Linda Poon is a staff writer at CityLab covering science and urban technology, including smart cities and climate change. She previously covered global health and development for NPR’s Goats and Soda blog.
Where official census data is sparse, MIT researchers find that restaurant review websites can offer similar demographic and economic information.
Online review sites can tell you a lot about a city’s restaurant scene, and they can reveal a lot about the city itself, too.
Researchers at MIT recently found that information about restaurants gathered from popular review sites can be used to uncover a number of socioeconomic factors of a neighborhood, including its employment rates and demographic profiles of the people who live, work, and travel there.
A report published last week in the Proceedings of the National Academy of Sciences explains how the researchers used information found on Dianping—a Yelp-like site in China—to find information that might usually be gleaned from an official government census. The model could prove especially useful for gathering information about cities that don’t have that kind of reliable or up-to-date government data, especially in developing countries with limited resources to conduct regular surveys.
“We wanted to explore a new way of using restaurant data to predict those very small neighborhood-level attributes like income, population, employment, and consumption, without relying on official census data,” says Siqi Zheng, an urban development professor at MIT Futures Lab with a special focus on China.
Zheng and her colleagues tested out their machine-learning model using restaurant data from nine Chinese cities of various sizes—from crowded ones like Beijing, with a population of more than 10 million, to smaller ones like Baoding, a city of fewer than 3 million people.
They pulled data from 630,000 restaurants listed on Dianping, including each business’s location, menu prices, opening day, and customer ratings. Then they ran it through a machine-learning model with official census data and with anonymous location and spending data gathered from cell phones and bank cards. By comparing the information, they were able to determine where the restaurant data reflected the other data they had about neighborhoods’ characteristics.
They found that the local restaurant scene can predict, with 95 percent accuracy, variations in a neighborhood’s daytime and nighttime populations, which are measured using mobile phone data. They can also predict, with 90 and 93 percent accuracy, respectively, the number of businesses and the volume of consumer consumption. The type of cuisines offered and kind of eateries available (coffeeshop vs. traditional teahouses, for example), can also predict the proportion of immigrants or age and income breakdown of residents. The predictions are more accurate for neighborhoods near urban centers as opposed to those near suburbs, and for smaller cities, where neighborhoods don’t vary as widely as those in bigger metropolises.

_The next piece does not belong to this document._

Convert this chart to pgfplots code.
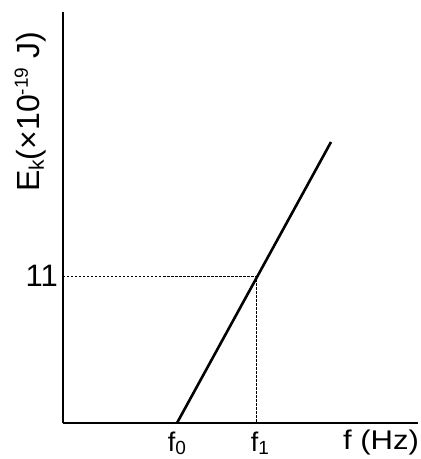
\documentclass[border=0pt]{standalone}
\usepackage{pgfplots}
\pgfplotsset{compat=1.18}
\usepackage{fontspec}
\setmainfont{Liberation Sans}
\newcommand{\xsub}[1]{\raisebox{-3pt}{\fontsize{19}{19}\selectfont #1}}
\begin{document}
\begin{tikzpicture}
\begin{axis}[
  scale only axis,
  width=355pt, height=411pt,
  xmin=0, xmax=355, ymin=0, ymax=30.76,
  axis lines=left,
  axis line style={line width=2.3pt, -},
  clip=false,
  major tick length=0pt,
  xtick={114,197}, xticklabels={f\xsub{0}, f\xsub{1}},
  ytick={11}, yticklabels={11},
  xticklabel style={font=\fontsize{27}{30}\selectfont, inner sep=0pt, anchor=north, yshift=-9pt},
  yticklabel style={font=\fontsize{31}{36}\selectfont, inner sep=0pt, anchor=east, xshift=-5pt},
]
\addplot[black, line width=2.6pt] coordinates {(114,0) (268,21.03)};
\addplot[black, line width=0.8pt, dash pattern=on 2.5pt off 1.5pt] coordinates {(0,11) (193,11) (193,0)};
\coordinate (O) at (rel axis cs:0,0);
\end{axis}
\path (O) ++(-32.5pt,311pt) node[rotate=90, inner sep=0pt, font=\fontsize{32}{36}\selectfont] {E\raisebox{-4pt}{\fontsize{21}{21}\selectfont k}(×10\raisebox{12pt}{\fontsize{19}{19}\selectfont -19} J)};
\path (O) ++(318pt,-20pt) node[inner sep=0pt, xscale=1.15, font=\fontsize{27}{30}\selectfont] {f (Hz)};
\path (O) ++(-63pt,-36pt) rectangle ++(421pt,459pt);
\end{tikzpicture}
\end{document}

Running a model based on data from one data-rich city can be accurate enough to be applied to different cities within a country, according to the study.
Together, the predictions provide urban planners with the most up-to-date socioeconomic attributes needed to “make the decisions on where to provide public services,” says Zheng. “They need to understand the demand side.” As for the private sector, predictions about daytime activity will inform them about where to set up retail or real estate markets.

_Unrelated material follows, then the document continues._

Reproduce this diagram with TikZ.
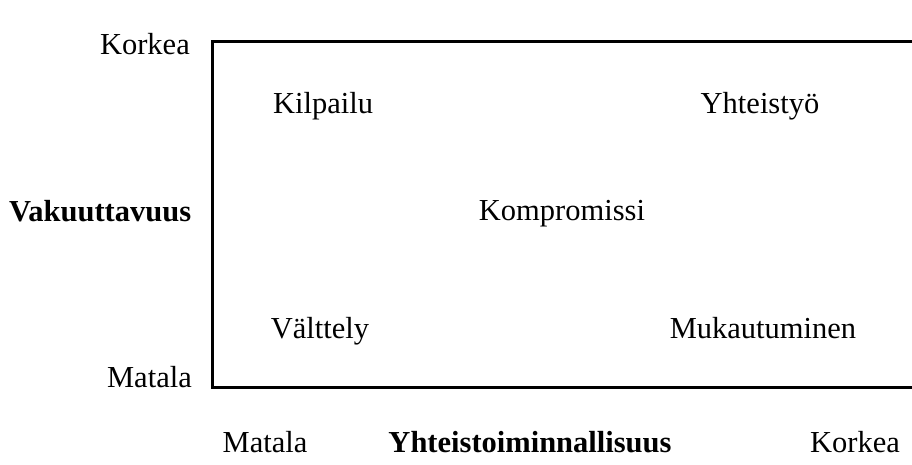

It makes sense that the local restaurant scene can paint a picture of the neighborhood it’s in. “It’s one of the most decentralized and deregulated local industries, especially in China,” Zheng tells CityLab. That is, they are almost all privately owned enterprises and driven by demand, with low barriers of entry compared to other industries. Plus, restaurants are everywhere, and they often change over time to reflect changes in the neighborhood.
In that sense, Zheng and her team thinks this method can be applied anywhere, and will be especially useful low-income nations. There is a socioeconomic data gap among countries, and among cities within a country, she says, “even though we are now in the era of big data.”
And while the online platforms may not gather their information in scientific ways, the sheer abundance of it makes it a useful complement to government data. In the U.S., for example, Yelp data can reflect the economic health of cities and shed light on connections between food, race, and gentrification.
Zheng recognizes the methodology’s limitations: There has to be enough data on the restaurants to feed into the machine learning model first, and that may not be available in all countries. But if data from only a handful of cities can help predict the characteristics of all cities within a country—more than 600 in China, for example—small, under-resourced cities can benefit. And perhaps future studies could test whether one model, using data from cities in just one country, can predict the neighborhood profile for any city across the globe.